Beaucoup l'ont rêvé, Del Toro l'a fait: mixer Godzilla à Evangelion, en empruntant dans tous les supports possibles et imaginables traitant de ce sujet. Et avec un budget de 200 millions de $, le champ des possibles est très large. Même si on ne peut pas vraiment dire que Pacific Rim colle à la filmographie du cinéaste, habitué à des œuvres beaucoup moins tape-à-l’œil, les recettes engrangées par sa sortie vont lui permettre de dépasser le stade de simple auteur aux ambitions démesurées réduites par les studios (l'empêchant de réaliser Hellboy 3) et de lui laisser les mains libres pour ses projets qui baignent dans le formol depuis des années (j'ai hâte de voir une adaptation fidèle des Montagnes hallucinées). Et au vu de ce dont il est capable en terme de gigantisme et de design des créatures, tout fan de Lovecraft ne peut que trépigner d'impatience.

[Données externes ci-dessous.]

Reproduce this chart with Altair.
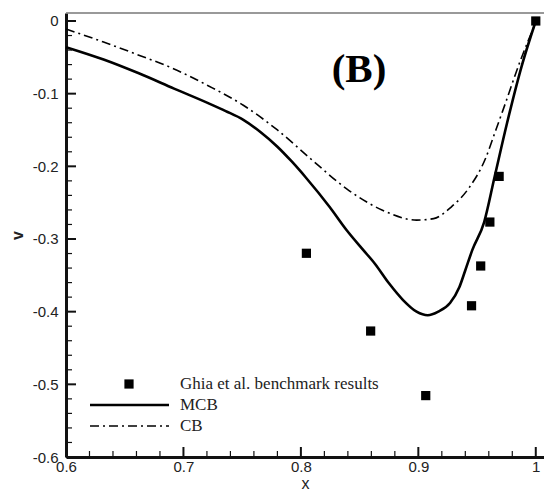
import altair as alt
import pandas as pd

# ---- data ----
mcb_x = [0.600, 0.632, 0.662, 0.692, 0.721, 0.736, 0.751, 0.765, 0.780, 0.792, 0.804, 0.8245,
         0.839, 0.853, 0.863, 0.875, 0.887, 0.8985, 0.908, 0.917, 0.927, 0.935, 0.940, 0.946,
         0.956, 0.965, 0.9756, 0.988, 1.000]
mcb_v = [-0.036, -0.053, -0.072, -0.093, -0.113, -0.124, -0.136, -0.152, -0.173, -0.193, -0.215,
         -0.256, -0.288, -0.315, -0.334, -0.361, -0.384, -0.400, -0.405, -0.400, -0.388, -0.366,
         -0.343, -0.315, -0.277, -0.214, -0.140, -0.062, 0.000]

cb_x = [0.600, 0.632, 0.662, 0.692, 0.721, 0.751, 0.780, 0.810, 0.839, 0.869, 0.8985, 0.913,
        0.928, 0.943, 0.957, 0.966, 0.972, 0.987, 1.000]
cb_v = [-0.011, -0.029, -0.047, -0.066, -0.089, -0.116, -0.150, -0.192, -0.231, -0.260, -0.274,
        -0.272, -0.256, -0.230, -0.190, -0.150, -0.123, -0.054, -0.002]

ghia_x = [0.8047, 0.8594, 0.9063, 0.9453, 0.9531, 0.9609, 0.9688, 1.0]
ghia_v = [-0.31966, -0.42665, -0.51550, -0.39188, -0.33714, -0.27669, -0.21388, 0.0]

x_major = [0.6, 0.7, 0.8, 0.9, 1.0]
x_minor = [0.62, 0.64, 0.66, 0.68, 0.72, 0.74, 0.76, 0.78, 0.82, 0.84, 0.86, 0.88,
           0.92, 0.94, 0.96, 0.98]
y_major = [-0.6, -0.5, -0.4, -0.3, -0.2, -0.1, 0.0]
y_minor = [-0.58, -0.56, -0.54, -0.52, -0.48, -0.46, -0.44, -0.42, -0.38, -0.36, -0.34, -0.32,
           -0.28, -0.26, -0.24, -0.22, -0.18, -0.16, -0.14, -0.12, -0.08, -0.06, -0.04, -0.02]

legend_labels = ["Ghia et al. benchmark results", "MCB", "CB"]
panel_label = "(B)"

W, H = 478, 444
XDOM = [0.6, 1.007]
YDOM = [-0.6, 0.011]

mcb = pd.DataFrame({"x": mcb_x, "v": mcb_v})
cb = pd.DataFrame({"x": cb_x, "v": cb_v})
ghia = pd.DataFrame({"x": ghia_x, "v": ghia_v})

xs = alt.Scale(domain=XDOM, nice=False, zero=False)
ys = alt.Scale(domain=YDOM, nice=False, zero=False)

x_axis = alt.Axis(values=x_major, ticks=False, grid=False, domainWidth=3, domainColor="#111",
                  labelExpr="datum.value == 1 ? '1' : '0.' + round(datum.value*10)",
                  labelFont="Liberation Sans", labelFontSize=15, labelColor="#222",
                  labelPadding=2, labelFlush=False, labelOverlap=False,
                  title="x", titleFont="Liberation Sans", titleFontSize=16, titleFontWeight="normal",
                  titleColor="#222", titleX=239, titleY=26, titleBaseline="middle", titleAlign="center")
y_axis = alt.Axis(values=y_major, ticks=False, grid=False, domainWidth=3, domainColor="#111",
                  labelExpr="datum.value == 0 ? '0' : '-0.' + round(abs(datum.value)*10)",
                  labelFont="Liberation Sans", labelFontSize=15, labelColor="#222",
                  labelPadding=8, labelFlush=False, labelOverlap=False,
                  title="v", titleFont="Liberation Sans", titleFontSize=16, titleFontWeight="bold",
                  titleColor="#222", titleX=-49, titleY=222, titleAngle=270,
                  titleBaseline="middle", titleAlign="center")

X = alt.X("x:Q", scale=xs, axis=x_axis)
Y = alt.Y("v:Q", scale=ys, axis=y_axis)

mcb_line = alt.Chart(mcb).mark_line(color="black", strokeWidth=2.6, interpolate="monotone").encode(
    x=X, y=Y)
cb_line = alt.Chart(cb).mark_line(color="black", strokeWidth=1.6, strokeDash=[9, 4, 2, 4],
                                  interpolate="monotone").encode(x=X, y=Y)
pts = alt.Chart(ghia).mark_point(shape="square", filled=True, color="black", size=85,
                                 opacity=1).encode(x=X, y=Y)

def xticks(vals, length, w):
    return alt.Chart(pd.DataFrame({"x": vals})).mark_rule(color="#111", strokeWidth=w).encode(
        x=X, y=alt.value(H), y2=alt.value(H - length))

def yticks(vals, length, w):
    return alt.Chart(pd.DataFrame({"v": vals})).mark_rule(color="#111", strokeWidth=w).encode(
        y=Y, x=alt.value(0), x2=alt.value(length))

one = pd.DataFrame({"a": [0]})
top_frame = alt.Chart(one).mark_rule(color="#777", strokeWidth=1.5).encode(
    x=alt.value(0), x2=alt.value(W), y=alt.value(0))

# legend (drawn in pixel space)
leg_sq = alt.Chart(one).mark_point(shape="square", filled=True, color="black",
                                   size=85, opacity=1).encode(x=alt.value(63), y=alt.value(371))
leg_mcb = alt.Chart(one).mark_rule(color="black", strokeWidth=2.6).encode(
    x=alt.value(24), x2=alt.value(103), y=alt.value(392))
leg_cb = alt.Chart(one).mark_rule(color="black", strokeWidth=1.6, strokeDash=[9, 4, 2, 4]).encode(
    x=alt.value(24), x2=alt.value(103), y=alt.value(413))

def leg_text(label, ypix):
    return alt.Chart(pd.DataFrame({"t": [label]})).mark_text(
        align="left", baseline="middle", font="Liberation Serif", fontSize=17,
        color="#222").encode(x=alt.value(114), y=alt.value(ypix), text="t:N")

title_txt = alt.Chart(pd.DataFrame({"t": [panel_label]})).mark_text(
    font="Liberation Serif", fontSize=41, fontWeight="bold", color="black",
    align="center", baseline="middle").encode(x=alt.value(293), y=alt.value(57), text="t:N")

chart = alt.layer(
    mcb_line, cb_line, pts,
    xticks(x_major, 10, 2), xticks(x_minor, 6, 1.2),
    yticks(y_major, 10, 2), yticks(y_minor, 6, 1.2),
    top_frame, leg_sq, leg_mcb, leg_cb,
    leg_text(legend_labels[0], 371), leg_text(legend_labels[1], 392), leg_text(legend_labels[2], 413),
    title_txt
).properties(
    width=W, height=H,
    padding={"left": 66, "top": 13, "right": 0, "bottom": 38},
    autosize=alt.AutoSizeParams(type="none"),
    background="white",
).configure_view(stroke=None)

chart.save("out.html", embed_options={"renderer": "svg", "actions": False})
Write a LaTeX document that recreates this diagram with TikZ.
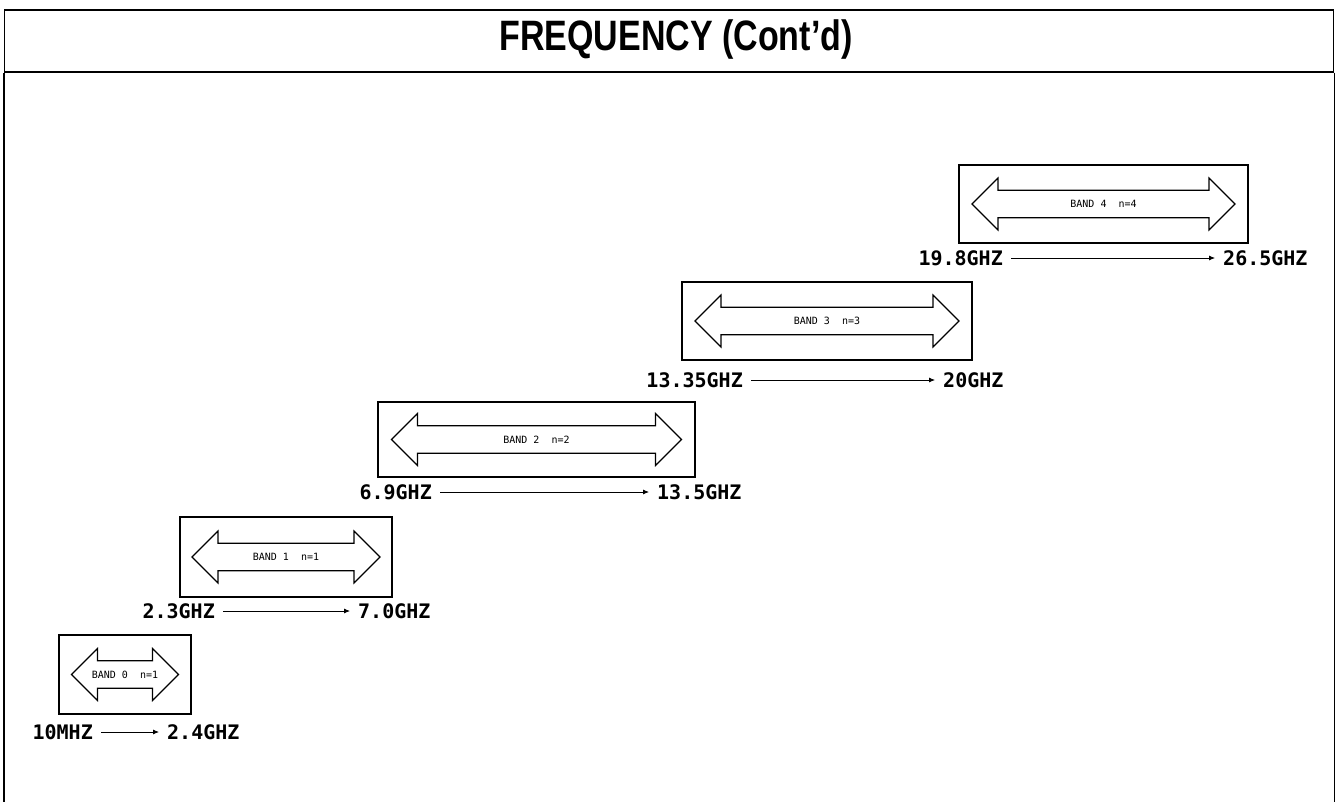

Le gros problème des blockbusters estivaux, c'est qu'ils sont censés avoir un cahier des charges précis. Et celui-ci implique de ne pas faire trop compliqué, le soleil cramant les neurones des spectateurs qui ne veulent plus avoir à réfléchir lorsqu'ils vont au cinéma. C'est la condition principale pour avoir une visibilité maximale auprès du public. Mais lorsqu'on s'appelle Del Toro, cette concession est difficile à faire. Même si le scénario n'est pas ce qu'on sauvera de Pacific Rim, il a le mérite de ne pas trop nous prendre pour des vaches à lait et de proposer un minimum de développement des personnages pour un maximum de spectacle visuel. L'autre particularité du film provient de son casting, loin des standards des autres productions du genre. Pas d'acteurs hype, pas de caméo plombant (le personnage de Perlman rentre parfaitement dans les thématiques, l'univers de son QG rappelant étonnamment celui d'Hellboy). De quoi permettre un minimum de fond.
La totalité du budget se voit à l'écran. Que ceux qui s'inquiétaient de voir les plus gros morceaux de bravoure dans le trailer se rassure. La moitié du film est consacrée à des batailles dantesques où le cotât de destructions réunit celui de tous les films de Michael Bay et Roland Emmerich réunis. La grosse ombre du tableau provient de ce message patriotique à peine caché. Les armées de tout pays ont rassemblés leurs finances pour créer les Jaegers, ces mechas conduits par des pilotes hors pairs. Mais que voit-on à l'écran ? Que reste-t-il de ce programme ? Les Américains, fiers d'eux et de leurs pilotes, toujours prêts à combattre l'ennemi, aux quatre coins de la planète. Ecoeurant de voir ce nationalisme dégoulinant suinter dans les rouages d'une intrigue déjà bien faiblarde, surtout lorsque celui est incarné par une tête à claque en puissance (Charlie Hunnam, aussi mauvais que d'habitude).
Si le côté épique du film est particulièrement bien retranscrit par la puissance des affrontements, on se passera de tout commentaire sur la bande originale, dénuée de toute vie et de toute impulsion guerrière. Tout droit sortie d'un générateur de thèmes de blockbuster par défaut, elle n'accroche jamais aux images, aux scènes et on ne la retient jamais. Dans un film où des relents de fin du monde plane sur la tête des humains et où le seul espoir provient de l'énergie nucléaire (gros fuck aux écologistes en passant), on était en droit de s'attendre à un minimum de souffle épique. Heureusement que le look des Jaegers emporte l'adhésion, celui de Gypsy Danger étant particulièrement réussi. Pacific Rim est bel et bien le film tant attendu, réussissant l'exploit d'apprendre un nouveau vocabulaire à des moutons venus chercher leur dose de spectacle abrutissant.